Why No One Needs To Know Who Owns Guns

AP Photo/Keith Srakocic

Despite writing for a Second Amendment website, few people really know whether I own guns or not. I can say I have firearms, but no one really knows for certain. This is a good thing. It’s not really anyone’s business who owns what.

However, there are people out there who seem to think the public has a right to know who around them owns firearms.

We’ve seen several attempts to reveal who in a community has guns, and they’ve been met with serious backlash every single time. Now, the Boston Globe has decided to try and make the case for this kind of thing.

But there’s a case for making at least some gun licensing information public — and not so members of the public can keep tabs on guns that might be in their neighborhood.

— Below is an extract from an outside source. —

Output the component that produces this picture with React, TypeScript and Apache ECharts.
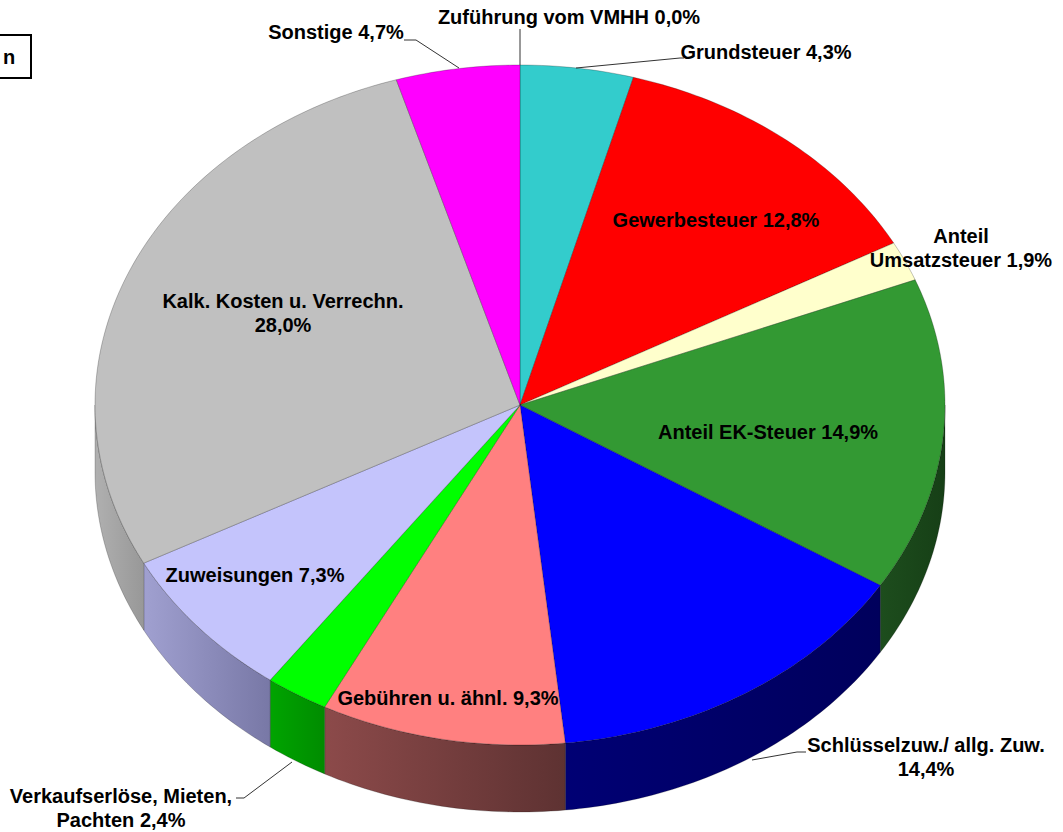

Last week’s apparent hate crime in Winthrop, where a man armed with two guns shot and killed two people, raises questions about transparency around gun permittingrecords. That lack of public information about gun permit-holders makes it harder to judge how well the police chiefs who issue those permits are using their authority, and to hold them accountable when they make the wrong call. The shooter, who was gunned down by police, had a license to carry. Yet little is known about who the licensing authority was in this case and how that decision was made.

Here’s another reason why full secrecy may not be a good idea: Gun license applications in the Commonwealth have been on the rise in recent years. In 2020, applications doubled to more than 54,000 — more than the previous two years combined. Massachusetts allows prospective gun owners to apply for a six-year license to carry at the local police department where they live or have their place of business. Convicted felons are disqualified. And even after an applicant pays a fee and meets other requirements (such as passing a safety course), local police can still deny the license. That’s because there is a measure of flexibility that resides with local police chiefs — a standard of suitability — built into the process.

“In my view, police chiefs have a high level of discretion,” said state Representative David Linsky, who has been involved in gun prevention legislation on Beacon Hill. For instance, “some departments do extensive social media searches [on the applicant] while others don’t,” Linsky said. “It really does vary from department to department.”

“There’s a bit of judgment, but it’s not unfettered judgment,” said William Brooks, the chief of police in Norwood. In the end, the vast majority of applications are granted. Still, even gun rights advocates themselves have sometimes grumbled about the mysteries of a gun-permitting process that’s so reliant on individual chiefs’ decisions.

For his part, Brooks feels strongly that opening up permit recordsdoes not serve the public interest. Disclosing who legally owns a gun and where they live would make those homes more likely to get broken into. “It becomes easier for criminals to steal from a home than from gun stores,” said Brooks.


As things stand now, we have an issue with guns being stolen. However, criminals have to gamble a bit. They have to break into home after home in order to find guns. Oh, they might get lucky the first time, but the odds are against that.

Yet if you put it out into the wild where anyone can access it, you can create a freaking gun shopping list.

Further, if someone has decided to kill another, a quick look at a database of gun owners would show they have a gun. That allows the bad guy to plan around that, to hit them when they’re around one of the many gun-free zones we have in this country.

And what about the potential benefits to public safety?

There really aren’t any. Oh, sure, the Globe points to a recent crime to bolster their argument, but it’s still exceedingly rare that someone who goes through the steps to legally obtain a firearm and a carry permit commits a criminal act. In fact, those with carry permits are known to be more law-abiding than judges and police officers.

What this is really about, though, is that it’s far easier to shame your neighbor about their gun ownership when you know they have a gun. Time and time again, newspapers pretend that who owns what should be a matter of public record while also doing everything they can to stigmatize not just gun owners but those who support the right to keep and bear arms. Yet that stigmatization is broad. It’s impossible to target individuals because no one knows who they are.

The Globe wants to change that, likely because it makes them uncomfortable to not know if they should demonize their neighbor or not.

Which is precisely why that kind of information should be kept from the public. It’s also why I oppose any kind of licensing. When a database of gun owners exists, someone will think they have a right to know who owns guns. Remove the databases and the temptation is meaningless.

Yet Massachusetts won’t go down that particular road unless someone makes them.